Recorded information:
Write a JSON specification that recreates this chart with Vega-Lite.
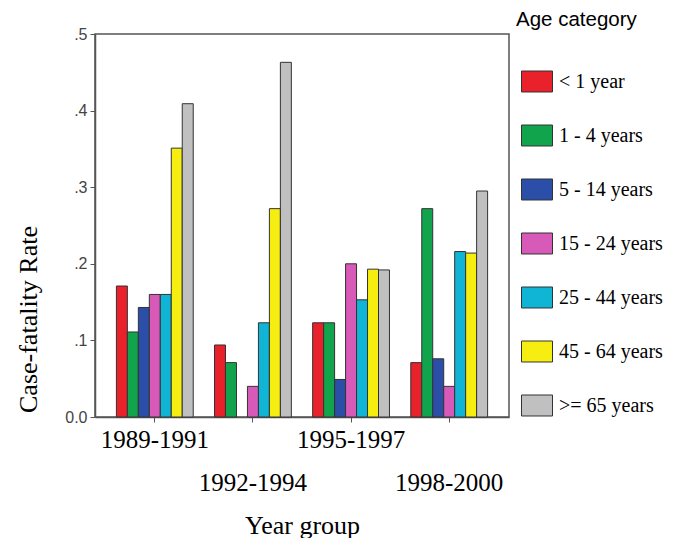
{
  "$schema": "https://vega.github.io/schema/vega-lite/v6.json",
  "width": 414,
  "height": 383,
  "autosize": "none",
  "padding": {"left": 95, "top": 34, "right": 169, "bottom": 121},
  "background": "white",
  "data": {
    "values": [
      {"period": "1989-1991", "age": "<  1 year", "rate": 0.171},
      {"period": "1989-1991", "age": "1 - 4 years", "rate": 0.111},
      {"period": "1989-1991", "age": "5 - 14 years", "rate": 0.143},
      {"period": "1989-1991", "age": "15 - 24 years", "rate": 0.160},
      {"period": "1989-1991", "age": "25 - 44 years", "rate": 0.160},
      {"period": "1989-1991", "age": "45 - 64 years", "rate": 0.351},
      {"period": "1989-1991", "age": ">= 65 years", "rate": 0.409},
      {"period": "1992-1994", "age": "<  1 year", "rate": 0.094},
      {"period": "1992-1994", "age": "1 - 4 years", "rate": 0.071},
      {"period": "1992-1994", "age": "15 - 24 years", "rate": 0.040},
      {"period": "1992-1994", "age": "25 - 44 years", "rate": 0.123},
      {"period": "1992-1994", "age": "45 - 64 years", "rate": 0.272},
      {"period": "1992-1994", "age": ">= 65 years", "rate": 0.463},
      {"period": "1995-1997", "age": "<  1 year", "rate": 0.123},
      {"period": "1995-1997", "age": "1 - 4 years", "rate": 0.123},
      {"period": "1995-1997", "age": "5 - 14 years", "rate": 0.049},
      {"period": "1995-1997", "age": "15 - 24 years", "rate": 0.200},
      {"period": "1995-1997", "age": "25 - 44 years", "rate": 0.153},
      {"period": "1995-1997", "age": "45 - 64 years", "rate": 0.193},
      {"period": "1995-1997", "age": ">= 65 years", "rate": 0.192},
      {"period": "1998-2000", "age": "<  1 year", "rate": 0.071},
      {"period": "1998-2000", "age": "1 - 4 years", "rate": 0.272},
      {"period": "1998-2000", "age": "5 - 14 years", "rate": 0.076},
      {"period": "1998-2000", "age": "15 - 24 years", "rate": 0.040},
      {"period": "1998-2000", "age": "25 - 44 years", "rate": 0.216},
      {"period": "1998-2000", "age": "45 - 64 years", "rate": 0.214},
      {"period": "1998-2000", "age": ">= 65 years", "rate": 0.295}
    ]
  },
  "mark": {"type": "bar", "stroke": "#333333", "strokeWidth": 1},
  "encoding": {
    "x": {
      "field": "period",
      "type": "nominal",
      "sort": ["1989-1991", "1992-1994", "1995-1997", "1998-2000"],
      "scale": {"paddingInner": 0.217, "paddingOuter": 0.218},
      "axis": {
        "labelAngle": 0,
        "labelFont": "Liberation Serif",
        "labelFontSize": 25,
        "labelColor": "#000000",
        "labelBaseline": "top",
        "labelPadding": 5,
        "labelLineHeight": 43,
        "labelOverlap": false,
        "labelBound": false,
        "labelExpr": "indexof(['1992-1994','1998-2000'], datum.label) >= 0 ? ['', datum.label] : datum.label",
        "tickSize": 5,
        "tickColor": "#555555",
        "domainColor": "#555555",
        "domainWidth": 1.5,
        "title": "Year group",
        "titleFont": "Liberation Serif",
        "titleFontSize": 26,
        "titleFontWeight": "normal",
        "titleColor": "#000000",
        "titleY": 116,
        "titleBaseline": "alphabetic"
      }
    },
    "xOffset": {
      "field": "age",
      "type": "nominal",
      "sort": ["<  1 year", "1 - 4 years", "5 - 14 years", "15 - 24 years", "25 - 44 years", "45 - 64 years", ">= 65 years"],
      "scale": {"paddingInner": 0, "paddingOuter": 0}
    },
    "y": {
      "field": "rate",
      "type": "quantitative",
      "scale": {"domain": [0, 0.5], "nice": false},
      "axis": {
        "values": [0, 0.1, 0.2, 0.3, 0.4, 0.5],
        "labelExpr": "datum.value == 0 ? '0.0' : replace(format(datum.value, '.1f'), '0.', '.')",
        "grid": false,
        "tickSize": 5,
        "tickColor": "#555555",
        "domainColor": "#555555",
        "domainWidth": 1.5,
        "labelFont": "Liberation Sans",
        "labelFontSize": 16,
        "labelColor": "#444444",
        "labelPadding": 3,
        "title": "Case-fatality Rate",
        "titleFont": "Liberation Serif",
        "titleFontSize": 26,
        "titleFontWeight": "normal",
        "titleColor": "#000000",
        "titleX": -67,
        "titleY": 285,
        "titleAngle": -90,
        "titleAlign": "center",
        "titleBaseline": "middle"
      }
    },
    "color": {
      "field": "age",
      "type": "nominal",
      "scale": {
        "domain": ["<  1 year", "1 - 4 years", "5 - 14 years", "15 - 24 years", "25 - 44 years", "45 - 64 years", ">= 65 years"],
        "range": ["#e8212b", "#12a44c", "#2b4ea8", "#d85ab8", "#10b4d4", "#f6ee10", "#c0c0c0"]
      },
      "legend": {
        "orient": "none",
        "legendX": 421,
        "legendY": -24,
        "padding": 0,
        "title": "Age category",
        "titleFont": "Liberation Sans",
        "titleFontSize": 20.5,
        "titleFontWeight": "normal",
        "titleColor": "#000000",
        "titlePadding": 35,
        "labelFont": "Liberation Serif",
        "labelFontSize": 20,
        "labelColor": "#000000",
        "labelOffset": 6,
        "symbolType": "M-1,-0.677L1,-0.677L1,0.677L-1,0.677Z",
        "symbolSize": 961,
        "symbolStrokeColor": "#333333",
        "symbolStrokeWidth": 1,
        "symbolOpacity": 1,
        "rowPadding": 25,
        "encode": {"title": {"update": {"dx": {"value": -5}}}}
      }
    }
  },
  "config": {"view": {"stroke": "#555555", "strokeWidth": 1.5}}
}
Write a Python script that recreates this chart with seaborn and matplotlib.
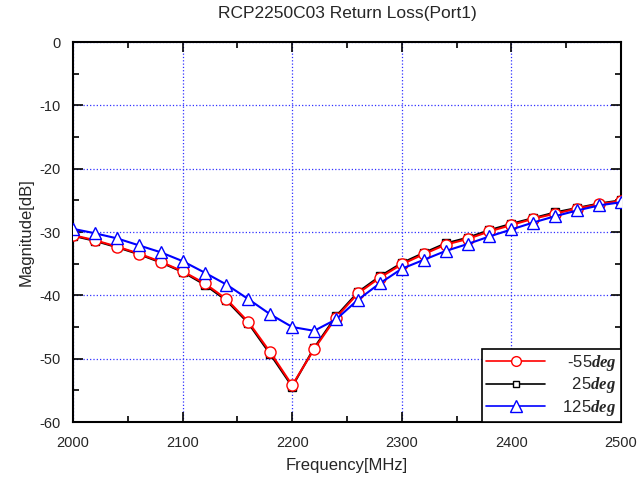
import matplotlib
matplotlib.use("Agg")
import matplotlib.pyplot as plt
from matplotlib.ticker import MultipleLocator
from matplotlib.lines import Line2D
import seaborn as sns
import pandas as pd

sns.set_theme(style="ticks")
plt.rcParams['font.family'] = ['Liberation Sans', 'DejaVu Sans']
plt.rcParams['mathtext.fontset'] = 'custom'
plt.rcParams['mathtext.it'] = 'Liberation Serif:italic:bold'
plt.rcParams['mathtext.rm'] = 'Liberation Serif:bold'
plt.rcParams['axes.unicode_minus'] = False

# frequency points [MHz]
freq = list(range(2000, 2501, 20))
# return loss [dB] per temperature
rl_m55 = [-30.5, -31.3, -32.3, -33.4, -34.7, -36.2, -38.1, -40.6, -44.2, -49.0,
          -54.2, -48.5, -43.5, -39.7, -37.2, -35.1, -33.5, -32.0, -31.1, -29.9,
          -28.9, -27.9, -27.1, -26.3, -25.6, -25.1]
rl_25 = [-30.6, -31.4, -32.4, -33.5, -34.8, -36.3, -38.3, -40.8, -44.4, -49.3,
         -54.4, -48.3, -43.3, -39.5, -37.0, -34.9, -33.3, -31.8, -30.9, -29.7,
         -28.7, -27.8, -26.9, -26.2, -25.5, -25.0]
rl_125 = [-29.5, -30.2, -31.0, -32.1, -33.2, -34.6, -36.4, -38.3, -40.6, -43.0,
          -45.0, -45.6, -43.8, -40.7, -38.1, -35.8, -34.4, -33.0, -31.9, -30.7,
          -29.6, -28.5, -27.5, -26.6, -25.8, -25.3]
colors = ['red', 'black', 'blue']
markers = ['o', 's', '^']
msizes = [8, 6, 9]
zorders = [4, 3, 5]

fig = plt.figure(figsize=(6.4, 4.79), dpi=100)
ax = fig.add_axes([73 / 640, 1 - 422 / 479, 548 / 640, 380 / 479])

series = [rl_m55, rl_25, rl_125]
for i in [1, 0, 2]:
    df = pd.DataFrame({'f': freq, 'rl': series[i]})
    sns.lineplot(data=df, x='f', y='rl', ax=ax, color=colors[i], marker=markers[i],
                 markersize=msizes[i], markerfacecolor='white', markeredgecolor=colors[i],
                 markeredgewidth=1.0, linewidth=1.5, zorder=zorders[i])

ax.set_xlim(2000, 2500)
ax.set_ylim(-60, 0)
ax.xaxis.set_major_locator(MultipleLocator(100))
ax.xaxis.set_minor_locator(MultipleLocator(50))
ax.yaxis.set_major_locator(MultipleLocator(10))
ax.yaxis.set_minor_locator(MultipleLocator(5))
ax.tick_params(which='both', direction='in', top=True, right=True, labelsize=10.5,
               color='black', width=1.2)
ax.tick_params(axis='x', pad=10)
ax.tick_params(axis='y', pad=9)
ax.tick_params(which='major', length=7)
ax.tick_params(which='minor', length=4)
ax.grid(True, which='major', color='#3030ff', linestyle=':', linewidth=0.9)
for s in ax.spines.values():
    s.set_linewidth(1.5)
    s.set_color('black')

ax.set_xlabel('Frequency[MHz]', fontsize=12, labelpad=6)
ax.set_ylabel('Magnitude[dB]', fontsize=12)
ax.set_title('RCP2250C03 Return Loss(Port1)', fontsize=12.5, pad=17)

handles = [Line2D([], [], color=colors[i], marker=markers[i], markersize=msizes[i] - 1,
                  markerfacecolor='white', markeredgecolor=colors[i], linewidth=1.2)
           for i in range(3)]
leg_labels = ['  -55$deg$', '   25$deg$', ' 125$deg$']
leg = ax.legend(handles, leg_labels, loc='lower right', fontsize=12, frameon=True,
                fancybox=False, edgecolor='black', framealpha=1, borderaxespad=0,
                handlelength=3.5, labelspacing=0.15, borderpad=0.25)
leg.get_frame().set_linewidth(1.2)
leg.set_zorder(10)

fig.savefig('out.png', dpi=100)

Stated problem:
Above are the records; copy exactly the lines from the one with "Write a Python" through the one with "markeredgewidth=1.0, linewidth=1.5, zorder=zorders[i])", including both, and nothing more. Leave out pictures.

Exercise answer:
Write a Python script that recreates this chart with seaborn and matplotlib.
import matplotlib
matplotlib.use("Agg")
import matplotlib.pyplot as plt
from matplotlib.ticker import MultipleLocator
from matplotlib.lines import Line2D
import seaborn as sns
import pandas as pd

sns.set_theme(style="ticks")
plt.rcParams['font.family'] = ['Liberation Sans', 'DejaVu Sans']
plt.rcParams['mathtext.fontset'] = 'custom'
plt.rcParams['mathtext.it'] = 'Liberation Serif:italic:bold'
plt.rcParams['mathtext.rm'] = 'Liberation Serif:bold'
plt.rcParams['axes.unicode_minus'] = False

# frequency points [MHz]
freq = list(range(2000, 2501, 20))
# return loss [dB] per temperature
rl_m55 = [-30.5, -31.3, -32.3, -33.4, -34.7, -36.2, -38.1, -40.6, -44.2, -49.0,
          -54.2, -48.5, -43.5, -39.7, -37.2, -35.1, -33.5, -32.0, -31.1, -29.9,
          -28.9, -27.9, -27.1, -26.3, -25.6, -25.1]
rl_25 = [-30.6, -31.4, -32.4, -33.5, -34.8, -36.3, -38.3, -40.8, -44.4, -49.3,
         -54.4, -48.3, -43.3, -39.5, -37.0, -34.9, -33.3, -31.8, -30.9, -29.7,
         -28.7, -27.8, -26.9, -26.2, -25.5, -25.0]
rl_125 = [-29.5, -30.2, -31.0, -32.1, -33.2, -34.6, -36.4, -38.3, -40.6, -43.0,
          -45.0, -45.6, -43.8, -40.7, -38.1, -35.8, -34.4, -33.0, -31.9, -30.7,
          -29.6, -28.5, -27.5, -26.6, -25.8, -25.3]
colors = ['red', 'black', 'blue']
markers = ['o', 's', '^']
msizes = [8, 6, 9]
zorders = [4, 3, 5]

fig = plt.figure(figsize=(6.4, 4.79), dpi=100)
ax = fig.add_axes([73 / 640, 1 - 422 / 479, 548 / 640, 380 / 479])

series = [rl_m55, rl_25, rl_125]
for i in [1, 0, 2]:
    df = pd.DataFrame({'f': freq, 'rl': series[i]})
    sns.lineplot(data=df, x='f', y='rl', ax=ax, color=colors[i], marker=markers[i],
                 markersize=msizes[i], markerfacecolor='white', markeredgecolor=colors[i],
                 markeredgewidth=1.0, linewidth=1.5, zorder=zorders[i])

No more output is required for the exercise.